*Recorded information*:
******

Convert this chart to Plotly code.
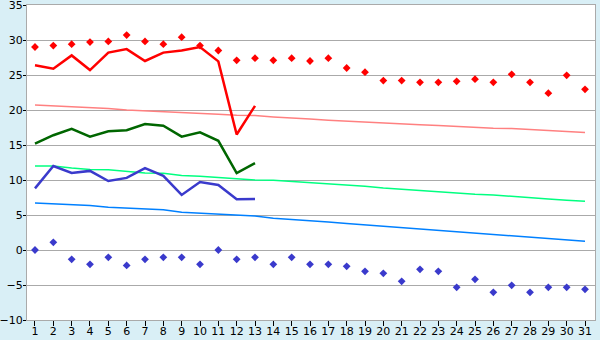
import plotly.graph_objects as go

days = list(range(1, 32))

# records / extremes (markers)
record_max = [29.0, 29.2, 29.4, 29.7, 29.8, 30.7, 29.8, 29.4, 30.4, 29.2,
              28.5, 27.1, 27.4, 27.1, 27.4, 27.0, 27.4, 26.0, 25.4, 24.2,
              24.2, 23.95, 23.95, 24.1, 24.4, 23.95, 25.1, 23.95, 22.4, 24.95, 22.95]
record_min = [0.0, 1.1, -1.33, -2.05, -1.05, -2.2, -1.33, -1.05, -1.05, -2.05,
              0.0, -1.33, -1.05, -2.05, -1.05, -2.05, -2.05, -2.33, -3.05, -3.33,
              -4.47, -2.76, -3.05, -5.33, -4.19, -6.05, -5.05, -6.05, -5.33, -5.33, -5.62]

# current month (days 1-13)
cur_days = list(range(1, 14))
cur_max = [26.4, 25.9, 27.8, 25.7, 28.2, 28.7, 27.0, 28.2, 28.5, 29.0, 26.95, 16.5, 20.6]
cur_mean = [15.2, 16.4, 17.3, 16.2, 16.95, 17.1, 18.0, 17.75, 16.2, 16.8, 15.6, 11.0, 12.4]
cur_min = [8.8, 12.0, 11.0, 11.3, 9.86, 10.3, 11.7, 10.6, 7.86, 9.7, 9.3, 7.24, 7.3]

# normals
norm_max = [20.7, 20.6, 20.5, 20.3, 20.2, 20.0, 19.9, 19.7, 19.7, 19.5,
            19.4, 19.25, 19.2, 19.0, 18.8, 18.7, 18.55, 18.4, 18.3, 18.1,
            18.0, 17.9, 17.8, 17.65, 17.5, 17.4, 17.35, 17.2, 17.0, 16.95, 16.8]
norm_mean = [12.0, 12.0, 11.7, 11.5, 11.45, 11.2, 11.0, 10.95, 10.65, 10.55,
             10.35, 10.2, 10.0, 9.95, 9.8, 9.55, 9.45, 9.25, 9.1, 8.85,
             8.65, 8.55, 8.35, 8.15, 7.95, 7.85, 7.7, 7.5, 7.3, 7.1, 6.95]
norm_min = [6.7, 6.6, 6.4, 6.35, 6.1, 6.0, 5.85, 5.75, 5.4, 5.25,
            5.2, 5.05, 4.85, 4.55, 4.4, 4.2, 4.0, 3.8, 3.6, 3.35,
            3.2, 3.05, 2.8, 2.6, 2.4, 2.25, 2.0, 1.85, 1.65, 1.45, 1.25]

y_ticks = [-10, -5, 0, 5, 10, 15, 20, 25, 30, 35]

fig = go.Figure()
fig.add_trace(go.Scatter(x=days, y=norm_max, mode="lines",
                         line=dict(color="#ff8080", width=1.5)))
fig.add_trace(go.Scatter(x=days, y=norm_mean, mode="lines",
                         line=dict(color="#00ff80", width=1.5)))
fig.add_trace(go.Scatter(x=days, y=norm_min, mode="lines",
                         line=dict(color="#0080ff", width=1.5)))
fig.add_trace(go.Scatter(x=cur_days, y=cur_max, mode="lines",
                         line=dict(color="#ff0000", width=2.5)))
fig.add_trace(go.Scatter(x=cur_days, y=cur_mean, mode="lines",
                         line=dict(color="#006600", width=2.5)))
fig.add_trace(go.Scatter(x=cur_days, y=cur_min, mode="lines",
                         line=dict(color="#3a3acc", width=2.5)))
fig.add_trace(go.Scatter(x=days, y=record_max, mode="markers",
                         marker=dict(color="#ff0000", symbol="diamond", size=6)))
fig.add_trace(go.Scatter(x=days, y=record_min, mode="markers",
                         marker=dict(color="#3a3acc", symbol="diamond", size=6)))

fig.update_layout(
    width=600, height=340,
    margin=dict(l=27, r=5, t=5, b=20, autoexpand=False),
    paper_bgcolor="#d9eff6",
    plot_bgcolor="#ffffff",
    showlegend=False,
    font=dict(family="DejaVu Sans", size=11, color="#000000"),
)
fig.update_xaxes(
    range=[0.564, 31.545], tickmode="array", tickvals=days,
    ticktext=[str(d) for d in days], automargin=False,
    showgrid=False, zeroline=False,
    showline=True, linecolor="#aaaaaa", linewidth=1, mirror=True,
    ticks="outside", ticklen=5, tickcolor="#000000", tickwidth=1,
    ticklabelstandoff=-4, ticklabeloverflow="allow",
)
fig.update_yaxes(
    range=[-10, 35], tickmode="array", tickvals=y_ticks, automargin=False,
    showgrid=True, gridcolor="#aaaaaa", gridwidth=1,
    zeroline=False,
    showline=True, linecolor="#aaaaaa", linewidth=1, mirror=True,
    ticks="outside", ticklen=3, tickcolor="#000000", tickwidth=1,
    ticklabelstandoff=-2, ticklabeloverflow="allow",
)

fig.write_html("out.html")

******

Without the pictures, please reproduce each line of the listing above exactly, from the first one through the line bearing "days = list(range(1, 32))".

*The solution*:
Convert this chart to Plotly code.
import plotly.graph_objects as go

days = list(range(1, 32))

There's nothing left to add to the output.